Generational Differences in Social Media Use

English: Graph of social media activities
Graph of social media activities (Photo credit: Wikipedia)
I wanted to expand a bit on a response to a comment I left on a recent post. The comment expressed a sentiment I have often had: Some people take social media way too seriously, so much so that they actually become angry or upset when they are unfriended, unfollowed, don't have enough Facebook "friends," and the like. I have had this same thought more times than I can count, as I often find myself feeling incredibly puzzled why some people seem to take this so seriously. But as I noted in my brief response to the comment, an alternative way of understanding this phenomenon has been presented to be by people I know and respect.

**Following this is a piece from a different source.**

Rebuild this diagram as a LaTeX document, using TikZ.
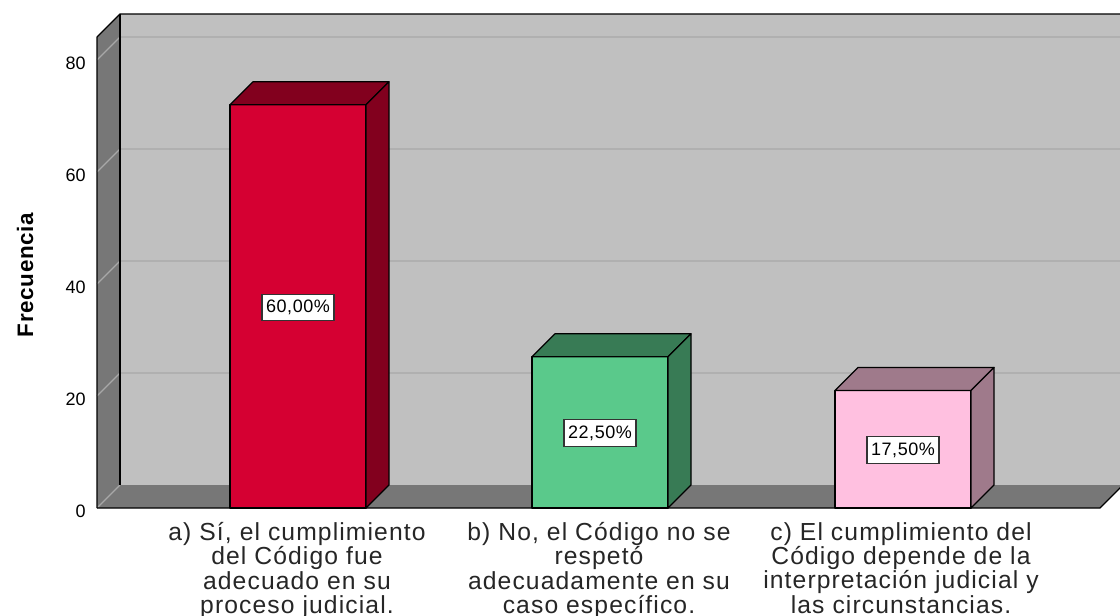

One of the really cool things about working in a university setting, despite some of the nonsense that happens in such settings, is that I get to know some outstanding young adults and engage them in the process of doing science. Over a few meetings with a diverse group of undergraduate and graduate students where I spent more time listening (and believing) than speaking, a fascinating picture of generational difference emerged.

How Social Media Works For Me

For me, there has always been a clear line between the portion of my time I spend online and everything else. I haven't put much conscious effort into maintaining this division; it has just always been there. I do not use any of my personal social media accounts when I am at work, and this includes messing with Twitter or Facebook on my personal phone. When I'm at work, I am there to work and not to screw around. When I am at home, I treat social media as a hobby and nothing more. It is an activity I engage in when I want to, but it is one that rarely intrudes into the rest of my life.

In some ways, using social media has always been a great deal like watching television. When I get tired of it, I log out and do not give it a second thought. When someone says something incredibly stupid, I usually feel the same way I do if I suddenly realize that I've been watching something incredibly stupid on TV. I ask myself why I am doing this, and I chance the channel or turn off the TV. And like watching TV, it does not blur into the rest of my life. When the ball game ends and I turn off the TV, I make a mental transition into whatever real-world activity I am going to do next. The same is true for social media; when the Twitter conversation runs its course, I transition to a real-world activity of some sort.

When I become annoyed, frustrated, bored, or upset by something I encounter on social media, I typically stop using it for awhile. Since it is a rather meaningless way to pass time, it is not worth the experience of emotional distress. But mostly, I don't take what happens on social media any more personally than I would take something I see on TV. Much of what I see on social media seems like little more than a bad reality TV show anyway.

How Social Media Works For Many Young People

Based on what I have heard from several college students and graduate students, almost nothing I've just said about social media is true for them. Many see no dividing line between what happens on social media and what happens offline. For them, it is all one in the same. One student, who enjoys reminding me of my age from time-to-time, explained that social media for them is no different from phone calls for us older people. "If someone you knew called you and said something horrible, it would affect you. This is what social media is for us. Think of it as just another way of communicating." She's right. She was talking about someone one knows offline though, and I think this is an important distinction.

If someone I know in real life made a particularly obnoxious Facebook post, it might affect me. I'd see this as no different from the same person making the same obnoxious comment to my face offline. The online/offline division would not be there in such a case. And yet, if this post was made by someone I didn't know offline, it would have little impact. While this makes perfect sense to me, my younger conversation partners do not see it this way. They have integrated social media into their lives so thoroughly that it does not seem like a hobby, a trivial pass time, or a distraction. It seems every bit as real as a face-to-face conversation.

They struggled to understand explain their point of view to me, and I could tell this was because it was so obvious to them that they couldn't believe I wasn't getting it. I felt the same way. I decided to take another stab at explaining my apparently baffling view of social media.
Most of you are used to using Microsoft Word to write papers, right? And most of you use Word on your laptops, right? So imagine that you are sitting in the library with your laptop open, Word open, and you are writing. You notice that it is almost time for your next class, so you save your paper, close Word, put your computer in your bag, and set off for class. That's how I use social media - just like you use Word. When I am done doing whatever I'm doing in Facebook, I close my browser and move on to the next task.
After they finished laughing, they pointed out that most of their social media use takes place on their phones, which are always with them, always on, and set to notify them of anything anybody says anywhere. I have some of that on my phone too, but I've disabled all the notifications and absolutely refuse to install any of that Facebook messaging garbage.

But I think I'm finally beginning to understand the crux of the difference now. For them, social media is never off. It is never something one feels disconnected from. It is ever-present and something to which one is always connected. I think I would have a nervous breakdown within a couple weeks if I tried to operate like that. I'm not sure how (or why) they do it.